The Making of Cuba's First President, Tomás Estrada Palma

by Margarita García

Pub Date: Aug. 30th, 2016
ISBN: 978-1-4787-7391-7
Publisher: Outskirts Press

A debut work examines one of the first leaders of Cuba after its independence from Spain.

In this history book, García shares the story of Tomás Estrada Palma, who served as Cuba’s president in the first decade of the 20th century. The volume opens in central New York, where Estrada Palma was living in exile at the time of his election to the presidency, and follows him on his return to his native country before the text diverts into a brief biography in which García does an excellent job of distinguishing the known facts of his life from the many rumors and half-truths that have arisen from the limited information available about his early years.
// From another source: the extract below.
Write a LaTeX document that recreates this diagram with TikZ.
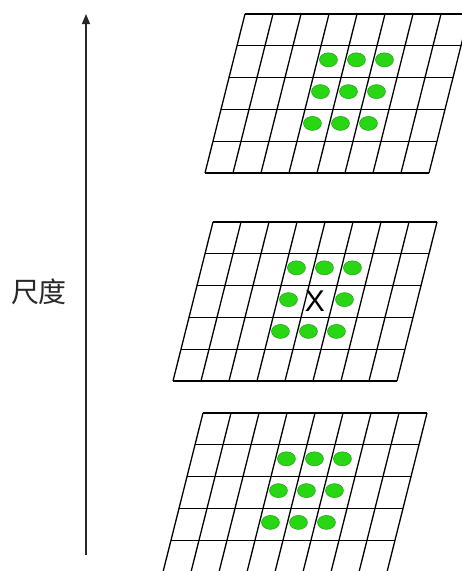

The book also covers Estrada Palma’s involvement in politics and the fight for independence from Spain, leading to his capture as a prisoner of war, and his peripatetic career in Europe and the Americas following his eventual release. The author explains the challenges Cuba’s would-be liberators faced under international law as well as the importance of the lobbying and public relations campaigns Estrada Palma oversaw while living in the United States (“The details of the suffering of the Cuban civilians at the hands of the Spaniards” were publicized “widely by Estrada Palma and the Junta, gaining sympathy to their cause by more and more segments of American public opinion and more and more politicians”). The years after his return to Cuba, including his presidency and resignation, are addressed only briefly in the final chapter; García writes that the book “is limited to his life ‘outside Cuba’ which is least known.” Eliding this period of history, which led to one of several occupations of Cuba by the United States that occurred between the Spanish-American War and the Cuban Revolution, leaves the reader unfamiliar with Cuban history at something of a disadvantage, though it does permit a far more focused narrative than would be possible with greater context. García’s research is evident throughout, with sources thoroughly cited and historical photographs appearing frequently to provide illustration. The author delivers a solid and clearly written summation of one chapter in Cuba’s history, with an emphasis on the long-standing connections to the United States that have shaped the island’s fate.

A well-researched and authoritative history of a Cuban exile who became president.